Caro direttore,
già a fine agosto alcune scuole hanno già dato il via alle loro attività, soprattutto per quanto riguarda il recupero dei debiti scolastici, ma dall’1 settembre tutte hanno avviato esami e programmazione: si scaldano i motori per essere pronti ad affrontare le nuove sfide. Questo è un tempo importante, perché, dopo aver verificato il lavoro estivo degli studenti con debiti scolastici, si entra nel merito della programmazione impostando il nuovo anno.
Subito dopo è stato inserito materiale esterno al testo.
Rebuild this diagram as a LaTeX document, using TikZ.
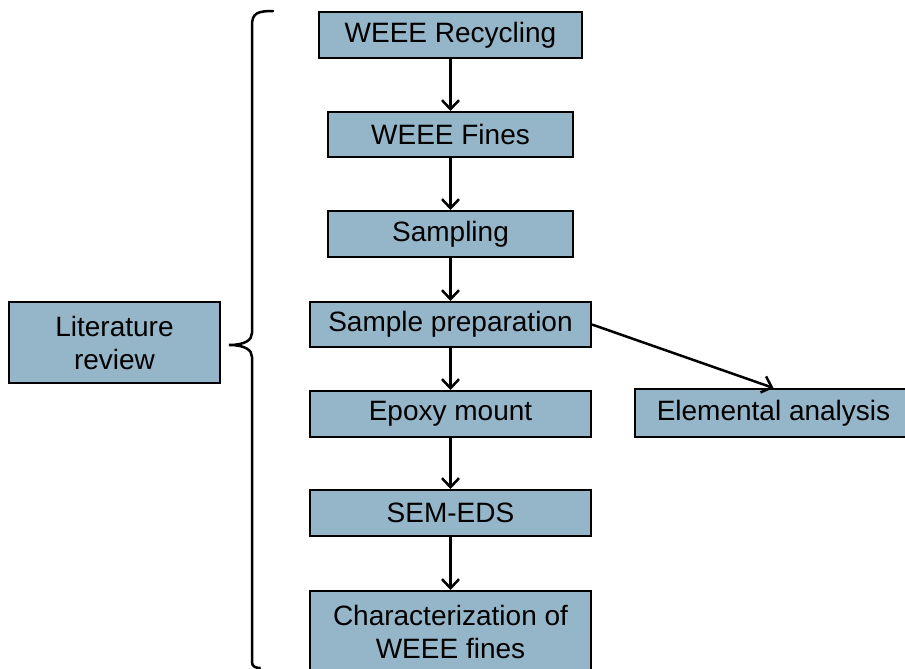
\documentclass[tikz,border=0pt]{standalone}
\usepackage{fontspec}
\setmainfont{Liberation Sans}
\usetikzlibrary{arrows.meta}
\definecolor{boxfill}{RGB}{149,181,200}
\tikzset{
  stepbox/.style={draw=black, line width=2pt, fill=boxfill, inner sep=0pt, align=center,
    font=\fontsize{28}{33}\selectfont},
  flow/.style={draw=black, line width=2.5pt, -{Straight Barb[length=9pt,width=17pt,line width=2.5pt]}},
  bracestyle/.style={draw=black, line width=2.5pt, line cap=round}
}
\begin{document}
\begin{tikzpicture}[x=1pt,y=-1pt]
\useasboundingbox (0,0) rectangle (905,669);
\clip (0,0) rectangle (905,669);
\fill[white] (0,0) rectangle (905,669);
\node[stepbox, minimum width=263pt, minimum height=46pt] (rec) at (450.5,35) {WEEE Recycling};
\node[stepbox, minimum width=245pt, minimum height=45pt] (fines) at (450.5,134.5) {WEEE Fines};
\node[stepbox, minimum width=245pt, minimum height=46pt] (samp) at (450.5,234) {Sampling};
\node[stepbox, minimum width=281pt, minimum height=45pt] (prep) at (450.5,324.5) {Sample preparation};
\node[stepbox, minimum width=281pt, minimum height=46pt] (epoxy) at (450.5,414) {Epoxy mount};
\node[stepbox, minimum width=281pt, minimum height=46pt] (sem) at (450.5,513) {SEM-EDS};
\node[stepbox, minimum width=281pt, minimum height=81pt] (char) at (450.5,631.5) {Characterization of\\WEEE fines};
\node[stepbox, minimum width=211pt, minimum height=81pt] (lit) at (114.5,342.5) {Literature\\review};
\node[stepbox, minimum width=277pt, minimum height=48pt] (elem) at (773.5,413) {Elemental analysis};
\draw[flow] (rec) -- (fines);
\draw[flow] (fines) -- (samp);
\draw[flow] (samp) -- (prep);
\draw[flow] (prep) -- (epoxy);
\draw[flow] (epoxy) -- (sem);
\draw[flow] (sem) -- (char);
\draw[flow] (prep.east) -- (elem.north);
\coordinate (btop) at (273,11);
\coordinate (btip) at (229,345);
\coordinate (bbot) at (260,668);
\draw[bracestyle] (btop) .. controls (258,11) and (252,13) .. (252,25) -- (252,333)
  .. controls (252,340) and (245,345) .. (btip)
  .. controls (245,345) and (252,350) .. (252,357) -- (252,662)
  .. controls (252,666) and (255,668) .. (bbot);
\end{tikzpicture}
\end{document}
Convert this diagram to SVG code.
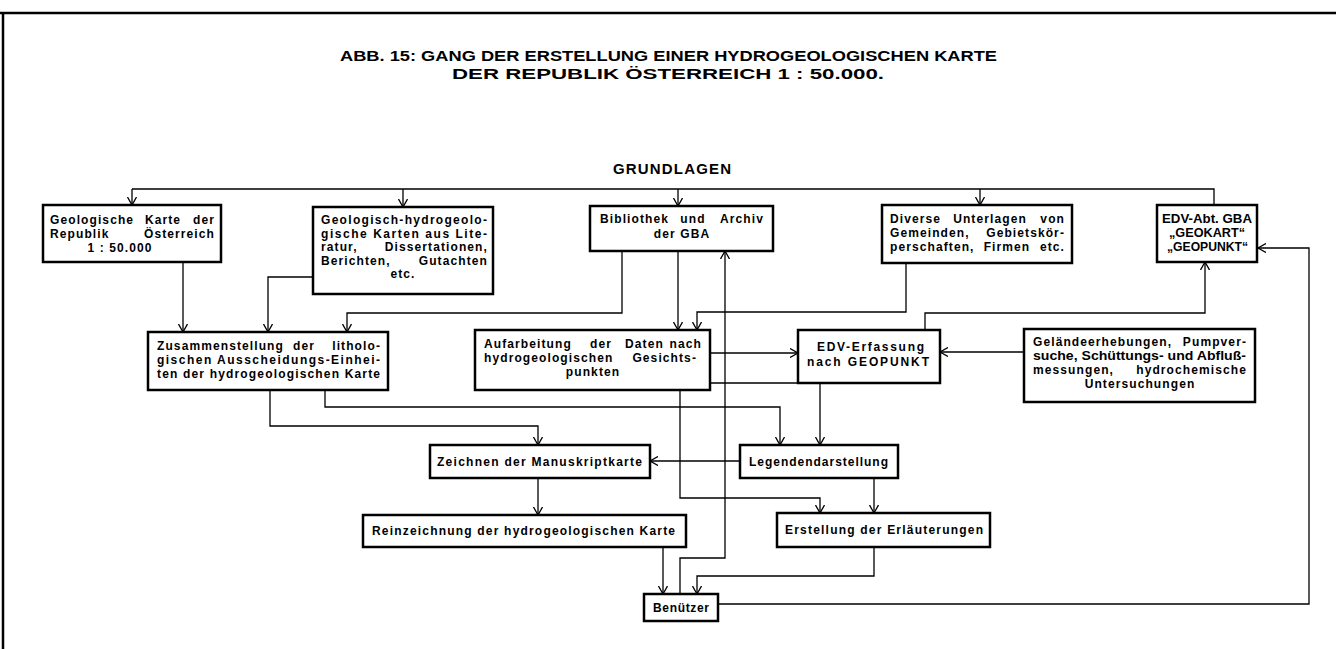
<svg xmlns="http://www.w3.org/2000/svg" width="1336" height="649" viewBox="0 0 1336 649">
<style>
.bg{fill:#fff}
.box{fill:#fff;stroke:#000;stroke-width:2.5}
.t{font-family:"Liberation Sans",Arial,sans-serif;font-weight:bold;font-size:12px;fill:#000}
.w{letter-spacing:1.1px}
.c{text-anchor:middle}
.e{text-anchor:end}
.title{font-family:"Liberation Sans",Arial,sans-serif;font-weight:bold;font-size:14px;fill:#000}
.con{fill:none;stroke:#000;stroke-width:1.3}
.frame{fill:none;stroke:#000;stroke-width:2.5}
</style>
<defs>
<marker id="arr" viewBox="0 0 8 10" refX="8" refY="5" markerWidth="8" markerHeight="10" markerUnits="userSpaceOnUse" orient="auto">
<path d="M0,0.5 L8,5 L0,9.5" fill="none" stroke="#000" stroke-width="1.3"/>
</marker>
</defs>
<rect class="bg" x="0" y="0" width="1336" height="649"/>
<g id="frame">
<path class="frame" d="M0,13 H1336 M3,13 V649"/>
</g>
<g id="title">
<text class="title" x="340" y="61" textLength="657" lengthAdjust="spacingAndGlyphs">ABB. 15: GANG DER ERSTELLUNG EINER HYDROGEOLOGISCHEN KARTE</text>
<text class="title" x="452" y="79" textLength="432" lengthAdjust="spacingAndGlyphs">DER REPUBLIK ÖSTERREICH 1 : 50.000.</text>
<text class="title" x="613" y="174" style="font-size:15px" textLength="118" lengthAdjust="spacing">GRUNDLAGEN</text>
</g>
<g id="connectors">
<path class="con" d="M132,189 H1214 V205"/>
<path class="con" d="M132,189 V205" marker-end="url(#arr)"/>
<path class="con" d="M403,189 V207" marker-end="url(#arr)"/>
<path class="con" d="M678,189 V206" marker-end="url(#arr)"/>
<path class="con" d="M980,189 V205" marker-end="url(#arr)"/>
<path class="con" d="M183,262 V332" marker-end="url(#arr)"/>
<path class="con" d="M313,277 H268 V332" marker-end="url(#arr)"/>
<path class="con" d="M622,251 V313 H347 V332" marker-end="url(#arr)"/>
<path class="con" d="M678,251 V330" marker-end="url(#arr)"/>
<path class="con" d="M906,263 V312 H697 V330" marker-end="url(#arr)"/>
<path class="con" d="M925,330 V313 H1205 V262" marker-end="url(#arr)"/>
<path class="con" d="M710,353 H798" marker-end="url(#arr)"/>
<path class="con" d="M1024,352 H940" marker-end="url(#arr)"/>
<path class="con" d="M710,383 H820 V445" marker-end="url(#arr)"/>
<path class="con" d="M325,390 V407 H780 V445" marker-end="url(#arr)"/>
<path class="con" d="M270,390 V426 H538 V445" marker-end="url(#arr)"/>
<path class="con" d="M740,461 H650" marker-end="url(#arr)"/>
<path class="con" d="M538,478 V515" marker-end="url(#arr)"/>
<path class="con" d="M874,478 V513" marker-end="url(#arr)"/>
<path class="con" d="M680,390 V498 H820 V513" marker-end="url(#arr)"/>
<path class="con" d="M663,547 V594" marker-end="url(#arr)"/>
<path class="con" d="M874,547 V576 H697 V594" marker-end="url(#arr)"/>
<path class="con" d="M680,594 V558 H725 V251" marker-end="url(#arr)"/>
<path class="con" d="M718,604 H1309 V248 H1258" marker-end="url(#arr)"/>
</g>
<g id="n1">
<rect class="box" x="43" y="205" width="178" height="57"/>
<text class="t w" x="50" y="224">Geologische</text><text class="t w c" x="163" y="224">Karte</text><text class="t w e" x="215" y="224">der</text>
<text class="t w" x="50" y="238">Republik</text><text class="t w e" x="215" y="238">Österreich</text>
<text class="t w c" x="120" y="252">1 : 50.000</text>
</g>
<g id="n2">
<rect class="box" x="313" y="207" width="180" height="87"/>
<text class="t" x="321" y="224" textLength="166" lengthAdjust="spacing">Geologisch-hydrogeolo-</text>
<text class="t" x="321" y="237.5" textLength="166" lengthAdjust="spacing">gische Karten aus Lite-</text>
<text class="t w" x="321" y="251">ratur,</text><text class="t w e" x="488" y="251">Dissertationen,</text>
<text class="t w" x="321" y="264.5">Berichten,</text><text class="t w e" x="488" y="264.5">Gutachten</text>
<text class="t w c" x="403" y="278">etc.</text>
</g>
<g id="n3">
<rect class="box" x="590" y="206" width="183" height="45"/>
<text class="t w" x="600" y="223">Bibliothek</text><text class="t w c" x="693" y="223">und</text><text class="t w e" x="764" y="223">Archiv</text>
<text class="t w c" x="682" y="238">der GBA</text>
</g>
<g id="n4">
<rect class="box" x="882" y="205" width="190" height="58"/>
<text class="t w" x="890" y="223">Diverse</text><text class="t w c" x="990" y="223">Unterlagen</text><text class="t w e" x="1065" y="223">von</text>
<text class="t w" x="890" y="237">Gemeinden,</text><text class="t w e" x="1065" y="237">Gebietskör-</text>
<text class="t w" x="890" y="251">perschaften,</text><text class="t w c" x="1007" y="251">Firmen</text><text class="t w e" x="1065" y="251">etc.</text>
</g>
<g id="n5">
<rect class="box" x="1157" y="205" width="100" height="57"/>
<text class="t" x="1162" y="223" textLength="90" lengthAdjust="spacingAndGlyphs">EDV-Abt. GBA</text>
<text class="t" x="1169" y="237" textLength="76" lengthAdjust="spacingAndGlyphs">„GEOKART“</text>
<text class="t" x="1167" y="251" textLength="81" lengthAdjust="spacingAndGlyphs">„GEOPUNKT“</text>
</g>
<g id="n6">
<rect class="box" x="148" y="332" width="240" height="58"/>
<text class="t w" x="157" y="350">Zusammenstellung</text><text class="t w c" x="304" y="350">der</text><text class="t w e" x="381" y="350">litholo-</text>
<text class="t" x="157" y="364" textLength="223" lengthAdjust="spacing">gischen Ausscheidungs-Einhei-</text>
<text class="t" x="157" y="378" textLength="223" lengthAdjust="spacing">ten der hydrogeologischen Karte</text>
</g>
<g id="n7">
<rect class="box" x="475" y="330" width="235" height="60"/>
<text class="t w" x="484" y="348">Aufarbeitung</text><text class="t w" x="590" y="348">der</text><text class="t w" x="625" y="348">Daten</text><text class="t w e" x="702" y="348">nach</text>
<text class="t w" x="484" y="362">hydrogeologischen</text><text class="t w e" x="697" y="362">Gesichts-</text>
<text class="t w c" x="593" y="376">punkten</text>
</g>
<g id="n8">
<rect class="box" x="798" y="330" width="142" height="53"/>
<text class="t" x="817" y="351" textLength="107" lengthAdjust="spacing">EDV-Erfassung</text>
<text class="t" x="807" y="366" textLength="122" lengthAdjust="spacing">nach GEOPUNKT</text>
</g>
<g id="n9">
<rect class="box" x="1024" y="329" width="231" height="73"/>
<text class="t w" x="1033" y="346">Geländeerhebungen,</text><text class="t w e" x="1247" y="346">Pumpver-</text>
<text class="t" x="1033" y="360" textLength="213" lengthAdjust="spacingAndGlyphs">suche, Schüttungs- und Abfluß-</text>
<text class="t w" x="1033" y="374">messungen,</text><text class="t w e" x="1247" y="374">hydrochemische</text>
<text class="t w c" x="1140" y="388">Untersuchungen</text>
</g>
<g id="n10">
<rect class="box" x="430" y="445" width="220" height="33"/>
<text class="t" x="437" y="466" textLength="205" lengthAdjust="spacing">Zeichnen der Manuskriptkarte</text>
</g>
<g id="n11">
<rect class="box" x="740" y="445" width="158" height="33"/>
<text class="t" x="749" y="466" textLength="139" lengthAdjust="spacing">Legendendarstellung</text>
</g>
<g id="n12">
<rect class="box" x="363" y="515" width="323" height="32"/>
<text class="t" x="372" y="535" textLength="303" lengthAdjust="spacing">Reinzeichnung der hydrogeologischen Karte</text>
</g>
<g id="n13">
<rect class="box" x="777" y="513" width="213" height="34"/>
<text class="t" x="785" y="534" textLength="198" lengthAdjust="spacing">Erstellung der Erläuterungen</text>
</g>
<g id="n14">
<rect class="box" x="644" y="594" width="74" height="27"/>
<text class="t" x="653" y="612" textLength="56" lengthAdjust="spacing">Benützer</text>
</g>
</svg>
A tal proposito si deve chiarire che cosa significhi programmazione e che cosa voglia dire mettersi a impostare i progetti per il nuovo anno scolastico. Si tratta di un lavoro delicato, perché dentro la scuola vi è un rischio che tutti corrono e che la struttura istituzionale favorisce. E’ il rischio che la programmazione sia una ripetizione di ciò che si è fatto lo scorso o gli scorsi anni e che i progetti siano una riedizione di quelli già fatti, soprattutto quelli che hanno avuto successo. Il rischio è elevato perché la programmazione e i progetti impostati nei primi quindici giorni di settembre sono fatti prescindendo dagli studenti, dalle classi in cui si insegna, per cui di fatto risultano astratti.
Qui sta il problema serio di tanta programmazione e di tanta progettazione, che viene fatta a tavolino, senza paragone con la scuola viva, senza aver colto le domande reali. Significa che non debba essere fatta? No, non si vuole dire questo, si vuol semplicemente dire che una programmazione e un’elaborazione di progetti deve essere fatta davanti agli studenti con cui si inizia un percorso e non prescindendo da loro.
Questo per una ragione molto semplice, che la comunicazione del sapere diventa conoscenza attraverso un rapporto. Ciò che quindi si fa prima che la scuola inizi manca di qualcosa che è fondamentale, il rapporto con gli studenti.
Per questo si programmi pure, valutando quello che si è fatto lo scorso anno, evidenziando punti di forza e debolezze; ma si eviti l’errore che molti insegnanti commettono, quello di elaborare un percorso che poi verrà meccanicamente applicato. Questa non è programmazione ma imposizione di un processo, non è educazione ma addestramento come quello che si propina ai topini di Skinner.
Occorre invece metter mano ad una ipotesi aperta alle domande e alla libertà degli studenti. Ogni insegnante deve essere consapevole che tutto ciò che prepara è per i suoi studenti, che possono percepirlo positivamente o che possono sentirlo estraneo, fino a volerlo cambiare. Ogni programmazione vera, ogni progettazione vera in ambito scolastico è incompiuta, manca delle domande e del confronto critico degli studenti.
Al tempo stesso, nel modo con cui un insegnante progetta si vede che tipo di insegnante è: un insegnante che impone forzosamente il suo sapere, credendolo già ben sperimentato, o un insegnante che si lascia correggere dalla realtà.
Ognuno scelga che tipo di insegnante essere. Di certo l’istituzione preferisce chi sa già cosa fare, ma nella scuola italiana vi è ancora la possibilità di essere un insegnante che ascolta e dialoga con gli studenti fino a cambiare traiettoria al proprio percorso educativo.